In the July 29, 2019 decision, Arbitrator Eli A. Gedalof affirmed that an employer cannot rely on a pattern of innocent absenteeism to establish frustration of contract when the absences are due to exceptional events, the employee has demonstrated a substantial improvement in attendance, and there is objective evidence that the employee will be successful in maintaining regular attendance moving forward. The decision also affirms the employer’s obligation under the Human Rights Code to accommodate an employee’s disability to the degree of undue hardship.
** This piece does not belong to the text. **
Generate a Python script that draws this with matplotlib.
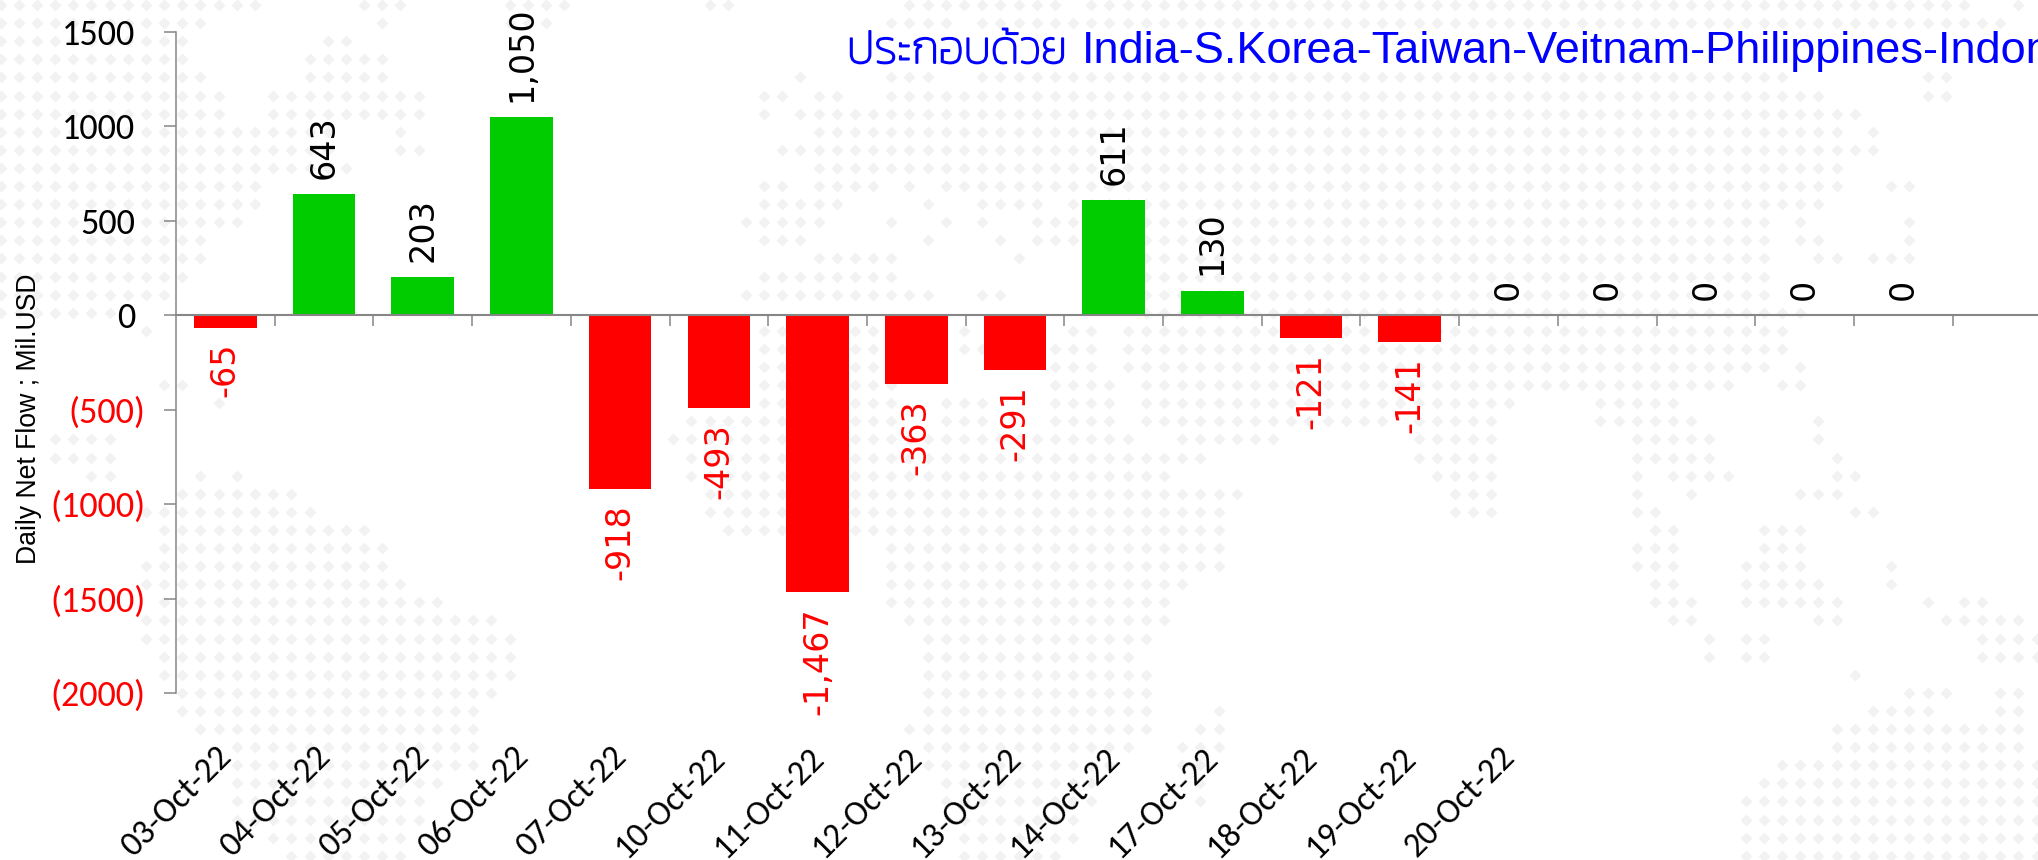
import numpy as np
import matplotlib
matplotlib.use("Agg")
import matplotlib.pyplot as plt
import matplotlib.patheffects as pe
from matplotlib.transforms import ScaledTranslation

W, H = 2038, 860

dates = ["03-Oct-22", "04-Oct-22", "05-Oct-22", "06-Oct-22", "07-Oct-22", "10-Oct-22",
         "11-Oct-22", "12-Oct-22", "13-Oct-22", "14-Oct-22", "17-Oct-22", "18-Oct-22",
         "19-Oct-22", "20-Oct-22", "", "", "", ""]
net_flow = [-65, 643, 203, 1050, -918, -493, -1467, -363, -291, 611, 130, -121, -141,
            0, 0, 0, 0, 0]
y_ticks = [1500, 1000, 500, 0, -500, -1000, -1500, -2000]

title_thai = "ประกอบด้วย"
title_latin = "India-S.Korea-Taiwan-Veitnam-Philippines-Indonesia"
y_label = "Daily Net Flow ; Mil.USD"

GREEN = "#00CC00"
RED = "#FF0000"
AXIS = "#868686"
DOT = "#F2F2F2"

# dotted world map behind the chart, one line per dot row: runs of dot columns
map_rows = """0-14 20-22 28-31 39-40 50-58 60-108 111
0-11 21 28-30 49-52 54-110
0-10 18-19
0-10 17-21
0-11 17-21 44 49-51 54-98 106-107
0-12 15-23 42-43 45-46 49-100 106-107
0-12 15-23 42 44-102
0-18 22 45-101 103
0-18 22-23 43-103
0-19 45-101
0-14 42-43 45-48 50 52-101 104-105
0-14 42-46 51 54-57 59-100
0-13 41-45 49 52 54 57-97 99 105
0-11 42-44 51 55 57-97 99-100 105
0-11 45-49 56 63-97 100-101 103-105
0-10 42-49 63-97
0-9 41-51 54-55 63-97
0-6 63-99
8 42-43 47-48 53 59-60 62-98
42-43 47-51 53-54 58-60 62-98
42-43 47-49 58-60 62-97 99
9-10 42-43 47-49 58-61 63-95 98-99
12 42-43 47-49 52-54 58-61 63-83 88-92
38-43 47-49 52-54 58-61 63-76 78-82 88-93 100
3-6 37-43 47-62 65-70 78-82 90-94 100
3-6 38-43 47-66 78-82 90-94 101
5-6 11 13 38-43 47-64 79-82 90 92-95 101-102
10-16 39-43 47-68 80-82 90 93 99-101
8-17 39-43 47-67 80-82 90-91 102-103
9-20 40-43 47-67 91-92 97-99
9-21 49-67 90-92 97-99
8-21 49-67 90-92 96-99 104
8-22 49-65 91-92 96-100 104
9-24 49-64 91-93 96-101 106 108-109
8-27 50-64 92-93 100-101 107-111
8-28 51-63 94 96-97 109-112
9-28 51-62 94 96-97 109-112
9-28 51-63 102
10-27 51-63 105-107 110-111
10-26 51-63 67 103-106 110-111
11-26 50-63 66-67 101-111
13-26 51-62 65-67 101-111
13-26 51-61 65-66 98-112
13-24 52-60 66 97-112
13-23 52-60 66 96-112
13-23 53-59 96-112
15-22 53-59 96-112
16-22 53-58 96-112""".split("\n")

LATIN = ["Carlito", "Lato"]

fig = plt.figure(figsize=(W / 100, H / 100), dpi=100, facecolor="white")

# background dots, in pixel coordinates of the picture
bg = fig.add_axes([0, 0, 1, 1], zorder=0)
bg.set_xlim(0, W)
bg.set_ylim(H, 0)
bg.axis("off")
dot_x, dot_y = [], []
for r, line in enumerate(map_rows):
    for run in line.split():
        a, _, b = run.partition("-")
        for c in range(int(a), int(b or a) + 1):
            dot_x.append(0.5 + 18.18 * c)
            dot_y.append(5 + 18.1 * r)
bg.scatter(dot_x, dot_y, marker="D", s=37, color=DOT, linewidths=0)

# plot area: y axis at x=176, 1500 at y=32, -2000 at y=693
ax = fig.add_axes([176 / W, 1 - 693 / H, 1 - 176 / W, (693 - 32) / H], zorder=1)
ax.patch.set_visible(False)

x = np.arange(len(net_flow)) + 0.5
colors = [GREEN if v > 0 else RED for v in net_flow]
ax.bar(x, net_flow, width=0.635, color=colors, zorder=1)
ax.set_xlim(0, (W - 176) / 98.7)
ax.set_ylim(-2000, 1500)

for xi, v in zip(x, net_flow):
    ax.annotate(f"{v:,}", (xi, v), xytext=(0, 11 if v >= 0 else -11), textcoords="offset points",
                rotation=90, ha="center", va="bottom" if v >= 0 else "top",
                fontsize=24, color=RED if v < 0 else "black", family="DejaVu Sans")

for side in ("top", "right"):
    ax.spines[side].set_visible(False)
ax.spines["left"].set_color(AXIS)
ax.spines["left"].set_linewidth(1.1)
ax.spines["bottom"].set_position(("data", 0))
ax.spines["bottom"].set_color(AXIS)
ax.spines["bottom"].set_linewidth(1.5)

# major x ticks mark the category edges on the zero line, labels hang from minor ticks
ax.set_xticks(np.arange(1, len(net_flow) + 1))
ax.set_xticklabels([])
ax.tick_params(axis="x", which="major", length=8, width=1.1, color=AXIS, direction="out")
ax.set_xticks(x, minor=True)
ax.set_xticklabels(dates, minor=True, rotation=45, ha="right", va="top",
                   rotation_mode="anchor", fontsize=25, family=LATIN)
ax.tick_params(axis="x", which="minor", length=0, pad=307)
for lab in ax.get_xticklabels(minor=True):
    lab.set_transform(lab.get_transform() + ScaledTranslation(-9 / 100, 0, fig.dpi_scale_trans))

ax.set_yticks(y_ticks)
ax.set_yticklabels([f"({-v})" if v < 0 else str(v) for v in y_ticks], fontsize=26, family=LATIN)
ax.tick_params(axis="y", length=9, width=1.1, color=AXIS, direction="out", pad=13)
# positive labels leave room for the closing bracket, as the number format does
shift = ScaledTranslation(-10 / 100, 0, fig.dpi_scale_trans)
for lab, v in zip(ax.get_yticklabels(), y_ticks):
    lab.set_color(RED if v < 0 else "black")
    if v >= 0:
        lab.set_transform(lab.get_transform() + shift)

ax.set_ylabel(y_label, fontsize=19.2, family="Liberation Sans")
ax.yaxis.set_label_coords((42 - 176) / (W - 176), (693 - 419) / (693 - 32))

thai = fig.text(847 / W, 1 - 63 / H, title_thai, fontsize=33, color="#0000FF", family=["Kanit", "Loma"],
                fontweight="light", ha="left", va="baseline", zorder=3)
thai.set_path_effects([pe.withStroke(linewidth=1.3, foreground="#0000FF")])
fig.text(1082 / W, 1 - 63 / H, title_latin, fontsize=32.5, color="#0000FF", family="Liberation Sans",
         ha="left", va="baseline", zorder=3)

fig.savefig("out.png", dpi=100)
The Union successfully argued that the City relied on an improper and discriminatory application of their Attendance Management Program (AMP) to the Grievor’s case.  This application of the AMP program served to hide the fact that the Grievor’s attendance had improved dramatically and was continuing to improve.
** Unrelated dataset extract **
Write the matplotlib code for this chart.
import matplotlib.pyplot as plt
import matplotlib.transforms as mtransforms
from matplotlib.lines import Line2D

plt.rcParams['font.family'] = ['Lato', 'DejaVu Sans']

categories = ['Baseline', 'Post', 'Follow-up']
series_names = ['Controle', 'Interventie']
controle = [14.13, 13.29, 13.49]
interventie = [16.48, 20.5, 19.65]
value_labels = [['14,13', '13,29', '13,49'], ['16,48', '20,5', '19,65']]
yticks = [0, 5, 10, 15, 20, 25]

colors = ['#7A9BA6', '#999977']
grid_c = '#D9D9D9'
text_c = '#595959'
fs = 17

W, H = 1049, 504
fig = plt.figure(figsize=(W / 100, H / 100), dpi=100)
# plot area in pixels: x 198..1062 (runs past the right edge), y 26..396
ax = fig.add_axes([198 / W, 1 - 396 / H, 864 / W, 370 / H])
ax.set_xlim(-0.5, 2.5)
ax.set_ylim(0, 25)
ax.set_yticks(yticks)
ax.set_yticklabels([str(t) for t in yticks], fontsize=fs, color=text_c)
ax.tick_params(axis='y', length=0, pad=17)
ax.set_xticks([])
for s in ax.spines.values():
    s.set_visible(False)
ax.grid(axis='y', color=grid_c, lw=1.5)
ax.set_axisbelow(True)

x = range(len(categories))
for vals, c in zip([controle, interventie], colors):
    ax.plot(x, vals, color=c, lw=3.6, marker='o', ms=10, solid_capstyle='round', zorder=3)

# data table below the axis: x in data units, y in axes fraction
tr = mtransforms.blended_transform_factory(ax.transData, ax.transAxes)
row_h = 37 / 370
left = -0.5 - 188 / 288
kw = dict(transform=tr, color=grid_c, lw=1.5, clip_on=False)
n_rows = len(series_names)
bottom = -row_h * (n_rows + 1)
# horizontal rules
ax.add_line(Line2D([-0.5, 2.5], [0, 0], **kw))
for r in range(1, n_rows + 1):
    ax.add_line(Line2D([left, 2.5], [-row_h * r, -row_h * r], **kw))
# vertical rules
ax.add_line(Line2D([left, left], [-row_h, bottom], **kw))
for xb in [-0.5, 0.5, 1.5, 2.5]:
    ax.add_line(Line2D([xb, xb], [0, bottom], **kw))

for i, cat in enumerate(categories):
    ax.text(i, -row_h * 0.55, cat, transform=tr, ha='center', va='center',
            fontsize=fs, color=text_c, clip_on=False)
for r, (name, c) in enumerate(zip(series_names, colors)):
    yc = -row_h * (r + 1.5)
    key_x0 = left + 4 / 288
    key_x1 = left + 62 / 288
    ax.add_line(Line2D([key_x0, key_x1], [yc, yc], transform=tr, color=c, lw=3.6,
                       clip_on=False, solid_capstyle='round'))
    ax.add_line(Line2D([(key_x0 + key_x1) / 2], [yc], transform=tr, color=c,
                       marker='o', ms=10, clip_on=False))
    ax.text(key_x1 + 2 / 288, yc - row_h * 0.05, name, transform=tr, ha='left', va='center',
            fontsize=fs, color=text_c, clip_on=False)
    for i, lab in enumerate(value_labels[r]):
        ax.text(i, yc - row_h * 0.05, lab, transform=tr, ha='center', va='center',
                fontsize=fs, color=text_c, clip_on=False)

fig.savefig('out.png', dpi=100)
Arbitrator Gedalof ruled that the City had not met its burden under the first part of the test, by failing to establish repetitive and consistent absenteeism triggering the decision to terminate. Arbitrator Gedalof noted “far from demonstrating an escalating pattern of absence in 2018 leading up to her termination, the grievor demonstrated the opposite…. what precipitated the grievor’s termination was a single day of absence following an extended period of acceptable attendance. The grievor’s attendance in 2018 reflected a substantial improvement over an extended period of time, and effectively disrupted the pattern of absences in 2017”.

Even if the employer had met the first part of the test, the Arbitrator concluded that frustration of the employment contract would still not be established on the facts. The Union had satisfied the second part of the test, which places a burden on the grievor to present objective evidence demonstrating good reason to believe that any issues that contributed to the excessive absences have been addressed and the grievor will be able to provide regular and consistent attendance in the immediate and foreseeable future. Arbitrator Gedalof noted, “The most straightforward objective evidence of the grievor’s ability to attend work is that at the time of her termination, she had in fact been attending work regularly for an extended period of time.”

As a result, despite finding that the City had applied the AMP program absent bad faith, the City’s “decision to terminate the grievor without just cause, in the absence of frustration and due to attendance issues related to their medical condition, nonetheless violated the Collective Agreement and (s.5 of) the Human Rights Code”.

The Grievor was awarded re-instatement, with no loss of service or seniority, compensation for lost wages and benefits since the termination, and damages for the breach of the Code.

RavenLaw congratulates the Grievor and CUPE Local 109 for another successful defence of employee rights!